For a while, I treated load balancers as “enterprise stuff.” My thinking was: if my Node.js app works on one machine, why add another box in front of it?

Then I looked at what I had actually built.

I had ~30 REST endpoints. On localhost, every request feels instant because I am the only user. But production is not “one request at a time.” It’s bursts: many users hitting the same heavy PostgreSQL queries at the same moment.

On a single server, that turns into:

  • CPU and memory spikes (the app becomes the bottleneck)
  • a single point of failure (if it crashes, everything goes dark)

A load balancer is basically the simplest way to remove “one machine” as both the bottleneck and the failure cliff.

The mental model I use

I think of a load balancer like a dispatch desk.

Clients don’t call your backend machines directly. They call one stable “front door,” and the dispatch desk forwards each request to one of many identical workers.

In picture form:

image

Client -> Load Balancer -> App Server A/B/C -> (Postgres, Redis, etc.)

The important part is not the diagram. It’s the contract:

  • The load balancer owns the public entry point.
  • Your app servers can be added/removed without clients knowing.

One subtle detail: the load balancer should not become the new single point of failure. In practice, you usually use a managed load balancer (built-in redundancy) or run load balancers in a highly available setup.

So what does the load balancer actually do?

In practice, it makes a few decisions on every request:

  1. “Which backend should get this?” (routing)
  2. “Is that backend healthy right now?” (health awareness)
  3. Sometimes: “Should I keep this user on the same backend?” (session affinity / sticky sessions)

Most of the magic is just those three questions, repeated all day.

Routing isn’t random (it’s a policy)

I used to assume it sprays traffic randomly. It doesn’t. You choose a strategy.

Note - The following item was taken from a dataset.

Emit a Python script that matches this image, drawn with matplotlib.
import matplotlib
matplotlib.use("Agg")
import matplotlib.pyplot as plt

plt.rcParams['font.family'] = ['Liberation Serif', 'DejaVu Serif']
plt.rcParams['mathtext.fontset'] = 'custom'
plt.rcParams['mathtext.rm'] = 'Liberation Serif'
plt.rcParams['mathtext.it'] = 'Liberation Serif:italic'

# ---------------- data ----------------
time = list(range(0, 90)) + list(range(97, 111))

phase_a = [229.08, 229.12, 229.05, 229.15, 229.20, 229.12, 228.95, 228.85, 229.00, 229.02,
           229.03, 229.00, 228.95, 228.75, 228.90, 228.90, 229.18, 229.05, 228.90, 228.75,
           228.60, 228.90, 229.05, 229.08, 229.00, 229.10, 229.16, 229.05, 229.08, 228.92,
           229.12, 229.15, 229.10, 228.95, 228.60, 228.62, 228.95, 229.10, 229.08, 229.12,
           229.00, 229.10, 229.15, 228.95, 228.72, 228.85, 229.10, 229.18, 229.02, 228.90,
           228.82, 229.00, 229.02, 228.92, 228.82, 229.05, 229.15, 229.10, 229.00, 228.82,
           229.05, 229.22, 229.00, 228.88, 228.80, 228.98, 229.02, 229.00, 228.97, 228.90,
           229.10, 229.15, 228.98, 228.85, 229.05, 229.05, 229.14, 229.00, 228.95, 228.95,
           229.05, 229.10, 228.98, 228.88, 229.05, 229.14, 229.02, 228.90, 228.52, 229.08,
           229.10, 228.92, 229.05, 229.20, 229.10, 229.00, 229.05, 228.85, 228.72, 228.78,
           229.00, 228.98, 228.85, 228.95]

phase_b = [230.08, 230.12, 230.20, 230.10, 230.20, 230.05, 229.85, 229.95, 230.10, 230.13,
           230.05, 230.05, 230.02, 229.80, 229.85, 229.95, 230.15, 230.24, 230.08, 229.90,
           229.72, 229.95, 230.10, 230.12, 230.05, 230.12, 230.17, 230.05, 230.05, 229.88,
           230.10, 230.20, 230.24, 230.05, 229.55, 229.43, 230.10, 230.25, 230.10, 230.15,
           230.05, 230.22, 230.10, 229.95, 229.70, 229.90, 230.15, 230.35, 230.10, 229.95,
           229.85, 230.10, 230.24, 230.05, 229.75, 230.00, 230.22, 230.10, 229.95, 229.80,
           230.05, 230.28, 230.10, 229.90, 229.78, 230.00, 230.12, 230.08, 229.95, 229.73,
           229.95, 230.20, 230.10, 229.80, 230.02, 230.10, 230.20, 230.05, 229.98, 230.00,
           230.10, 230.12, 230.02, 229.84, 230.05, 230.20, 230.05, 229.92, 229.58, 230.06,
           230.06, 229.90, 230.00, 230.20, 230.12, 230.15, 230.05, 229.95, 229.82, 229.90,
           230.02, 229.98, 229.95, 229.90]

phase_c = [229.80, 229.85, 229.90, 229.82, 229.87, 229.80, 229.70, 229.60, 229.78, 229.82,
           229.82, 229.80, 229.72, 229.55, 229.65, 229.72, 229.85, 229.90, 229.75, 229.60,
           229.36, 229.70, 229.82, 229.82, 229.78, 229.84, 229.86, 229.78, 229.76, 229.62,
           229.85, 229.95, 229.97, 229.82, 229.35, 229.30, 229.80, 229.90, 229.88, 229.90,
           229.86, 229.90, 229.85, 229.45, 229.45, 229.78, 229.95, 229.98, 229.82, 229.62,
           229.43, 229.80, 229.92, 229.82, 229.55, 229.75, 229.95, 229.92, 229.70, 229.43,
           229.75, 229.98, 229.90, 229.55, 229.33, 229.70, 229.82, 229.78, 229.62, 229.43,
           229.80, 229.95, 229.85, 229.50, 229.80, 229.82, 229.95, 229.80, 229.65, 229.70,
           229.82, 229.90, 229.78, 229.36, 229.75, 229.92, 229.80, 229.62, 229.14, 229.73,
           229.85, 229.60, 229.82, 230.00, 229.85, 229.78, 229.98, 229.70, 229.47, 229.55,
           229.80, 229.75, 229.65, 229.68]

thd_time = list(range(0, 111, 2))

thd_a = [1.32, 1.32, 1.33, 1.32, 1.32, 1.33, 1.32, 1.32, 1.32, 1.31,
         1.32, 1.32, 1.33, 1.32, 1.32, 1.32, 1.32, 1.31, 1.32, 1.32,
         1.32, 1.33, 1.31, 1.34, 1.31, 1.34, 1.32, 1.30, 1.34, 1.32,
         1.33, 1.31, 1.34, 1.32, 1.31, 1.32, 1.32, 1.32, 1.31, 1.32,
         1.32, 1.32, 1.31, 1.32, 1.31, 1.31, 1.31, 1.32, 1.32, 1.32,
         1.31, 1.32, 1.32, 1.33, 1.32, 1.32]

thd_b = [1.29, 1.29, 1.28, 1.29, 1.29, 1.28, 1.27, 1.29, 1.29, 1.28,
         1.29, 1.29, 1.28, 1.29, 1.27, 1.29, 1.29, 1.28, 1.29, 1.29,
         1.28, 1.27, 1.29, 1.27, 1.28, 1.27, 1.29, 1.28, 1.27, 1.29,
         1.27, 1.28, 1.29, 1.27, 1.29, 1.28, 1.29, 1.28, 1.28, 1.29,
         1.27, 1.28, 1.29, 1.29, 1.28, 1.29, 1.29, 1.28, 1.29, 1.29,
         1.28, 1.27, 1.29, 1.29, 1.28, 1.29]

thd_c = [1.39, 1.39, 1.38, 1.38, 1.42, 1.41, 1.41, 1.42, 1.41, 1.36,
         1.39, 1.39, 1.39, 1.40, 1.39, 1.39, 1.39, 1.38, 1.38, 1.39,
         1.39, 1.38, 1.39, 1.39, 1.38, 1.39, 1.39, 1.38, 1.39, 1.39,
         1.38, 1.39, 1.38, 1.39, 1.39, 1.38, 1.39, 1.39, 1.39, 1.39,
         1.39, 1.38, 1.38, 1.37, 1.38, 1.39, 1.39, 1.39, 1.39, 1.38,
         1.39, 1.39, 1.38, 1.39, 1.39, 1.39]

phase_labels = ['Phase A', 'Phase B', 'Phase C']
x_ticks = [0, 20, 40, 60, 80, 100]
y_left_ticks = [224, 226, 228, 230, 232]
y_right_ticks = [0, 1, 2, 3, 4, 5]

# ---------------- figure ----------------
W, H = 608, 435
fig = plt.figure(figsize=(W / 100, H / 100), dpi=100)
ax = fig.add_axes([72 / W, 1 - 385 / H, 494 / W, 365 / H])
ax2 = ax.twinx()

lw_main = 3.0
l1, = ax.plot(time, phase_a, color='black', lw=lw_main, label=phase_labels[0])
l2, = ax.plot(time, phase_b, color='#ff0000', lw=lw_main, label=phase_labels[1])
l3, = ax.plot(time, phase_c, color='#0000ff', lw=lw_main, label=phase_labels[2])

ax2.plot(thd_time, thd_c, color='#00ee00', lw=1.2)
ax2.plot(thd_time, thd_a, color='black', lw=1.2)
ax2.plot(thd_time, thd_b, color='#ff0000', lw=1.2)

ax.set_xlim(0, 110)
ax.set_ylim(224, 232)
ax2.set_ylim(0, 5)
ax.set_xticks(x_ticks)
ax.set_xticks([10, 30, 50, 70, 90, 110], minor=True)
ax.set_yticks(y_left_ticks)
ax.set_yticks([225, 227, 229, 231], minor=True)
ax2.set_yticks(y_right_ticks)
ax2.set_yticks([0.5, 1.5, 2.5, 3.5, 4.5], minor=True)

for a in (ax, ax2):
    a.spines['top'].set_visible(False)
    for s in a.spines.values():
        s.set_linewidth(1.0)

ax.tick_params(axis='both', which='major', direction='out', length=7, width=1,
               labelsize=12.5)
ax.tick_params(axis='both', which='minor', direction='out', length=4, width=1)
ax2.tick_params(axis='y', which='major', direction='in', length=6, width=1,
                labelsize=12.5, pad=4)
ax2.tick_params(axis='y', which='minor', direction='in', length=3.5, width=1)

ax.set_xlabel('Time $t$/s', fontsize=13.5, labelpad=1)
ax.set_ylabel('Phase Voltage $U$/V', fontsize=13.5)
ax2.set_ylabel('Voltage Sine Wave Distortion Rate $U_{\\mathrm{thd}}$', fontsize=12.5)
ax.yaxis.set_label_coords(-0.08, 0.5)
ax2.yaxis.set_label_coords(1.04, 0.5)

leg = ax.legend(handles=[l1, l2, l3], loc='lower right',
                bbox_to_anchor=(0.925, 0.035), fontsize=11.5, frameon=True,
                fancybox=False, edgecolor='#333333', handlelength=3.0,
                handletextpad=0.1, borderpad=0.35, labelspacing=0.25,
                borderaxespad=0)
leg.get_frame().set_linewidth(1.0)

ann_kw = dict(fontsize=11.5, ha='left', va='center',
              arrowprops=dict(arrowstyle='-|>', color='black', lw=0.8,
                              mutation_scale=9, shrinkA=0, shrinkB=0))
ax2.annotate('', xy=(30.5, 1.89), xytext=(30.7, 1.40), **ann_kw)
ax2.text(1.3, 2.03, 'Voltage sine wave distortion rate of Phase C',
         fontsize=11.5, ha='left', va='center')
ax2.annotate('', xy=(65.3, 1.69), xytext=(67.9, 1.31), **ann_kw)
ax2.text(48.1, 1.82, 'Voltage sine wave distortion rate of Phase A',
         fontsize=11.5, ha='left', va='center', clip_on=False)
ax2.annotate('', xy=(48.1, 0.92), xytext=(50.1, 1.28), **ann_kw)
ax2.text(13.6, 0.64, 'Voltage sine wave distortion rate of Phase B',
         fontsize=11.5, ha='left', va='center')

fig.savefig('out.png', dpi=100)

  • Round robin: rotate through servers in order (A, then B, then C…). Simple, surprisingly decent.
  • Least connections: send new requests to the server with the fewest active connections. Useful when requests vary a lot (some are tiny, some are slow).

The exact algorithm matters less than the fact that the load balancer is doing the “spread the work” job consistently.

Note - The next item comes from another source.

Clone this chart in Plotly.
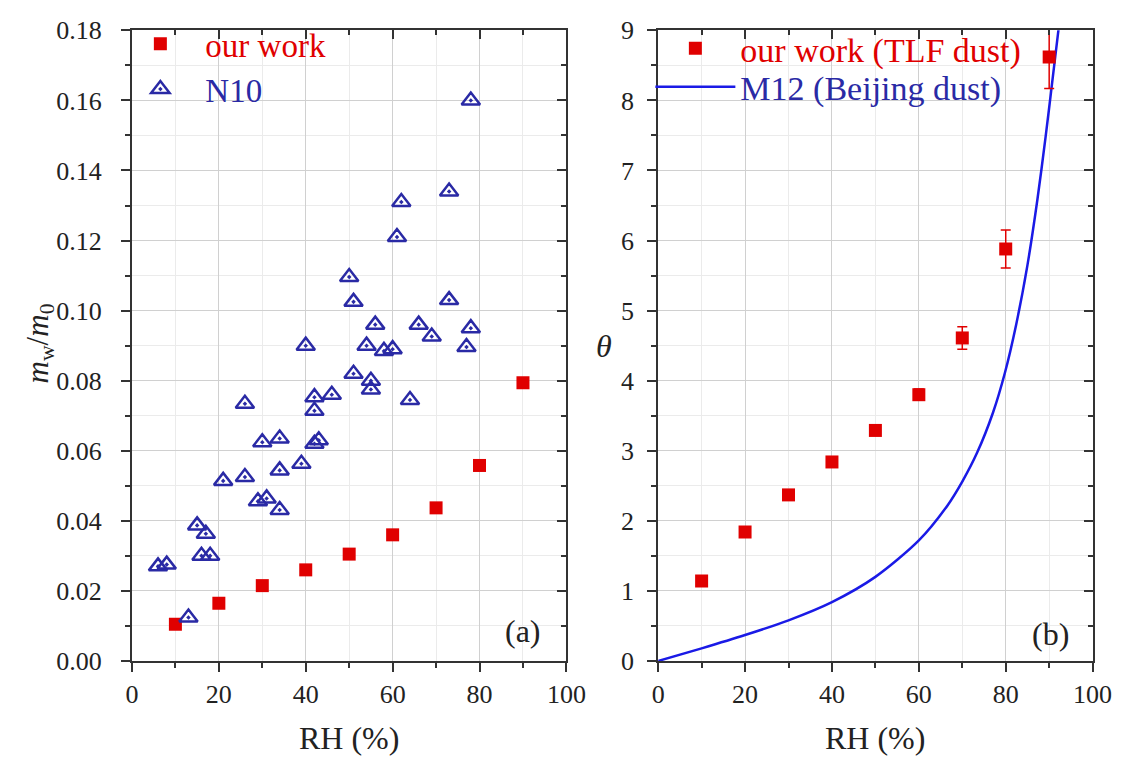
import plotly.graph_objects as go

# ---------------- data ----------------
rh_ours = [10, 20, 30, 40, 50, 60, 70, 80, 90]
mw_ours = [0.0105, 0.0165, 0.0215, 0.0260, 0.0305, 0.0360, 0.0437, 0.0558, 0.0794]

rh_n10 = [78, 62, 73, 61, 50, 51, 73, 56, 66, 78, 69, 40, 54, 58, 60, 77, 51, 55, 55, 46, 42,
          64, 26, 42, 34, 30, 43, 42, 39, 34, 26, 21, 29, 31, 34, 15, 17, 16, 18, 6, 8, 13]
mw_n10 = [0.160, 0.131, 0.134, 0.121, 0.1096, 0.1025, 0.103, 0.096, 0.096, 0.095, 0.0926,
          0.090, 0.090, 0.0885, 0.089, 0.0896, 0.082, 0.080, 0.0775, 0.076, 0.0753, 0.0745,
          0.0734, 0.0714, 0.0635, 0.0624, 0.063, 0.062, 0.0563, 0.0544, 0.0525, 0.0514,
          0.0456, 0.0464, 0.0431, 0.0387, 0.0363, 0.030, 0.030, 0.027, 0.0275, 0.0124]

theta_ours = [1.14, 1.84, 2.37, 2.84, 3.29, 3.80, 4.61, 5.88, 8.62]
theta_err = [0.05, 0.05, 0.05, 0.06, 0.07, 0.08, 0.16, 0.27, 0.45]

rh_m12 = [0, 10, 20, 30, 40, 50, 60, 66.6, 70, 73.4, 77.1, 79.8, 82.4, 85.0, 87.3, 89.2, 90.7, 92.2, 93.0]
theta_m12 = [0, 0.18, 0.37, 0.58, 0.84, 1.20, 1.72, 2.22, 2.56, 2.97, 3.55, 4.11, 4.80, 5.65,
             6.59, 7.49, 8.26, 9.04, 9.45]

x_ticks = [0, 20, 40, 60, 80, 100]

# ---------------- layout helpers ----------------
W, H = 1138, 778
def px(x):
    return x / W
def py(y):
    return 1 - y / H

FONT = "Liberation Serif"
RED = "#e00000"
DBLUE = "#2a2aa5"
LBLUE = "#1a1ae6"
AX = "#333333"
TXT = "#222222"

fig = go.Figure()

# Left panel
fig.add_trace(go.Scatter(
    x=rh_ours, y=mw_ours, mode="markers", name=f'<span style="color:{RED}">our work</span>',
    marker=dict(symbol="square", size=13, color=RED, line=dict(width=0)),
    xaxis="x", yaxis="y", legend="legend"))
fig.add_trace(go.Scatter(
    x=rh_n10, y=mw_n10, mode="markers", name=f'<span style="color:{DBLUE}">N10</span>',
    marker=dict(symbol="triangle-up-open-dot", size=16, color=DBLUE, line=dict(width=2.5)),
    xaxis="x", yaxis="y", legend="legend2"))

# Right panel
fig.add_trace(go.Scatter(
    x=rh_m12, y=theta_m12, mode="lines", name=f'<span style="color:{DBLUE}">M12 (Beijing dust)</span>',
    line=dict(color=LBLUE, width=2.5, shape="spline", smoothing=0.8),
    xaxis="x2", yaxis="y2", legend="legend4"))
fig.add_trace(go.Scatter(
    x=rh_ours, y=theta_ours, mode="markers", name=f'<span style="color:{RED}">our work (TLF dust)</span>',
    marker=dict(symbol="square", size=13, color=RED, line=dict(width=0)),
    error_y=dict(type="data", array=theta_err, visible=True, color=RED, thickness=1.5, width=5),
    xaxis="x2", yaxis="y2", legend="legend3"))

# invisible traces for mirrored (inside) tick axes
for xa, ya in (("x3", "y3"), ("x4", "y4")):
    fig.add_trace(go.Scatter(x=[None], y=[None], xaxis=xa, yaxis=ya, showlegend=False,
                             hoverinfo="skip", mode="markers"))

tickfont = dict(family=FONT, size=26, color=TXT)

def main_axis(rng, dtick, mdtick, **kw):
    d = dict(range=rng, dtick=dtick, tick0=0, ticks="outside", ticklen=9, tickwidth=2,
             tickcolor=AX, showline=True, linewidth=2, linecolor=AX, mirror=True,
             showgrid=True, gridcolor="#d0d0d0", gridwidth=1, zeroline=False,
             tickfont=tickfont,
             minor=dict(dtick=mdtick, ticks="outside", ticklen=5, tickwidth=2, tickcolor=AX,
                        showgrid=True, gridcolor="#ebebeb", gridwidth=1))
    d.update(kw)
    return d

def mirror_axis(rng, dtick, mdtick, **kw):
    d = dict(range=rng, dtick=dtick, tick0=0, ticks="inside", ticklen=9, tickwidth=2,
             tickcolor=AX, showline=False, showgrid=False, zeroline=False,
             showticklabels=False,
             minor=dict(dtick=mdtick, ticks="inside", ticklen=5, tickwidth=2, tickcolor=AX,
                        showgrid=False))
    d.update(kw)
    return d

ydom = [py(672), py(17)]
xdom1 = [px(128), px(573)]
xdom2 = [px(667), px(1112)]

def leg(x, y, size):
    return dict(x=px(x), y=py(y), xanchor="left", yanchor="middle", bgcolor="rgba(0,0,0,0)",
                font=dict(family=FONT, size=size), itemwidth=80, tracegroupgap=0)

def ann(text, x, y, size=32, **kw):
    d = dict(text=text, x=px(x), y=py(y), xref="paper", yref="paper", showarrow=False,
             xanchor="center", yanchor="middle", font=dict(family=FONT, size=size, color=TXT))
    d.update(kw)
    return d

fig.update_layout(
    width=W, height=H, margin=dict(l=0, r=0, t=0, b=0),
    paper_bgcolor="white", plot_bgcolor="white",
    font=dict(family=FONT, size=26, color=TXT),
    xaxis=main_axis([0, 100], 20, 10, domain=xdom1, anchor="y", tickvals=x_ticks),
    yaxis=main_axis([0, 0.18], 0.02, 0.01, domain=ydom, anchor="x", tickformat=".2f",
                    ticklabelstandoff=14),
    xaxis2=main_axis([0, 100], 20, 10, domain=xdom2, anchor="y2", tickvals=x_ticks),
    yaxis2=main_axis([0, 9], 1, 0.5, domain=ydom, anchor="x2", ticklabelstandoff=8),
    xaxis3=mirror_axis([0, 100], 20, 10, overlaying="x", anchor="y3", side="top"),
    yaxis3=mirror_axis([0, 0.18], 0.02, 0.01, overlaying="y", anchor="x3", side="right"),
    xaxis4=mirror_axis([0, 100], 20, 10, overlaying="x2", anchor="y4", side="top"),
    yaxis4=mirror_axis([0, 9], 1, 0.5, overlaying="y2", anchor="x4", side="right"),
    legend=leg(111, 31, 33),
    legend2=leg(111, 78, 33),
    legend3=leg(659, 36, 34),
    legend4=leg(659, 76, 34),
    showlegend=True,
    annotations=[
        ann("<i>m</i><sub>w</sub>/<i>m</i><sub>0</sub>", 34, 342, size=31, textangle=-90),
        ann("<i>θ</i>", 612, 345),
        ann("RH (%)", 350, 752),
        ann("RH (%)", 889, 752),
        ann("(a)", 529, 641),
        ann("(b)", 1069, 644),
    ],
)

fig.write_html("out.html")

The part that forced me to learn statelessness

The first question I had was: “If request 1 goes to Server A and request 2 goes to Server B… won’t Server B forget the user?”

That’s the core reason people keep repeating “make your app stateless.”

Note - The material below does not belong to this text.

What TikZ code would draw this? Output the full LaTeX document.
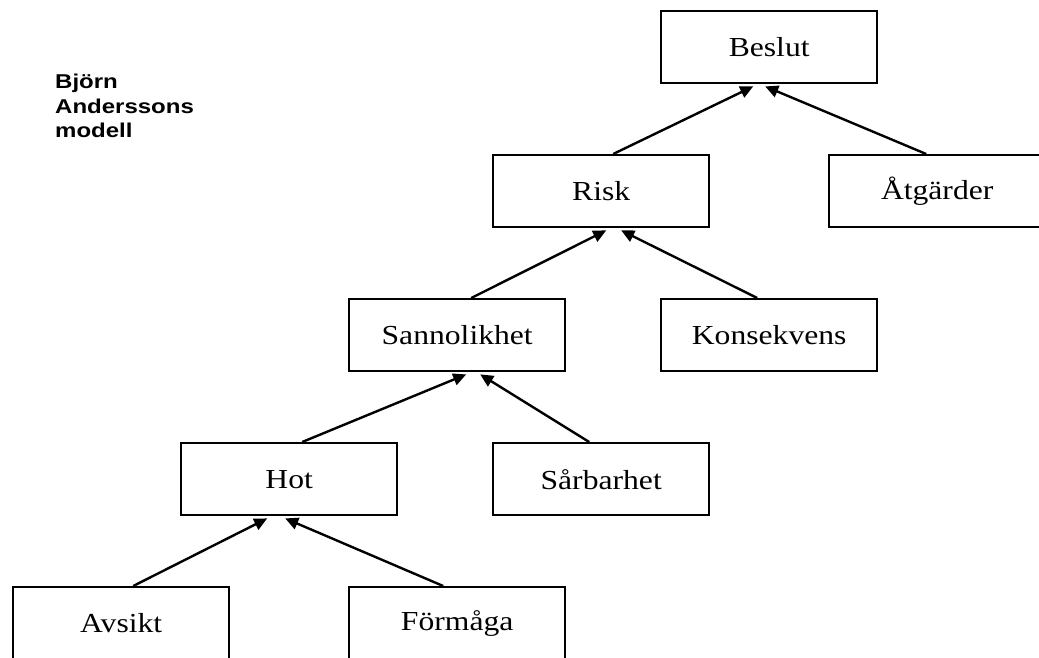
\documentclass[tikz,border=0pt]{standalone}
\usepackage{fontspec}
\usetikzlibrary{arrows.meta}
\newfontfamily\boxfont[FakeStretch=1.15]{Liberation Serif}
\newfontfamily\notefont[FakeStretch=1.2]{Liberation Sans}
\begin{document}
\begin{tikzpicture}[x=1pt,y=-1pt,
  box/.style={draw, line width=2.4pt, minimum width=216pt, minimum height=72pt, inner sep=0pt, anchor=north west, font=\boxfont\fontsize{27.5}{30}\selectfont},
  link/.style={line width=2.4pt, -{Triangle[length=13pt,width=12pt]}},
  note/.style={anchor=north west, align=left, inner sep=0pt, font=\notefont\bfseries\fontsize{20}{24.5}\selectfont}]
\useasboundingbox (0,0) rectangle (1039,657);
\node[note] (title) at (55,74) {Björn\\Anderssons\\modell};
\node[box] (beslut) at (660,10) {Beslut};
\node[box] (risk) at (492,154) {Risk};
\node[box] (atg) at (828,154) {Åtgärder};
\node[box] (sann) at (348,298) {Sannolikhet};
\node[box] (kons) at (660,298) {Konsekvens};
\node[box] (hot) at (180,442) {Hot};
\node[box] (sarb) at (492,442) {Sårbarhet};
\node[box] (avs) at (12,586) {Avsikt};
\node[box] (form) at (348,586) {Förmåga};
\draw[link] ([xshift=12pt]risk.north) -- ([xshift=-16pt,yshift=-2pt]beslut.south);
\draw[link] ([xshift=-11pt]atg.north) -- ([xshift=-4pt,yshift=-2pt]beslut.south);
\draw[link] ([xshift=14pt]sann.north) -- ([xshift=5pt,yshift=-2pt]risk.south);
\draw[link] ([xshift=-12pt]kons.north) -- ([xshift=20pt,yshift=-2pt]risk.south);
\draw[link] ([xshift=13pt]hot.north) -- ([xshift=9pt,yshift=-2pt]sann.south);
\draw[link] ([xshift=-12pt]sarb.north) -- ([xshift=23pt,yshift=-2pt]sann.south);
\draw[link] ([xshift=12pt]avs.north) -- ([xshift=-22pt,yshift=-2pt]hot.south);
\draw[link] ([xshift=-14pt]form.north) -- ([xshift=-4pt,yshift=-2pt]hot.south);
\end{tikzpicture}
\end{document}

If you store session state in a server’s memory, you’ve accidentally created a hidden rule:

This user must keep hitting the same server.

You can enforce that rule with sticky sessions (the load balancer pins a client to one backend). It works… until it doesn’t:

  • if that pinned server dies, the user loses the session
  • it makes scaling and deployments more annoying than they need to be

This is why Redis clicked for me.

If session data (and often caching) lives in a shared store like Redis, then any app server can handle any request. My Node.js servers stop being “special snowflakes” and become replaceable workers.

The safety feature: health checks

Distributing traffic is useless if you distribute it to a dead server.

Load balancers typically probe each backend on a schedule (for example, calling something like GET /health every few seconds). If a server fails to respond successfully (often 200 OK), the load balancer stops sending it traffic.

This is the difference between:

  • “one server died → 33% of users get errors forever”
  • “one server died → traffic shifts to the remaining servers automatically”

image

Two notes I keep reminding myself

  • A load balancer doesn’t make slow dependencies fast. If Postgres is the bottleneck, scaling app servers can make things worse (you’ll just pile more concurrent load onto the same database).
  • Sometimes you already have one. Many platforms (serverless or managed hosting) hide load balancing behind the scenes. You might not configure it, but the pattern is still there.

That’s it. A load balancer isn’t “extra enterprise complexity” so much as a very practical tool: one stable front door, many interchangeable workers, plus health checks to keep the system from routing into a brick wall.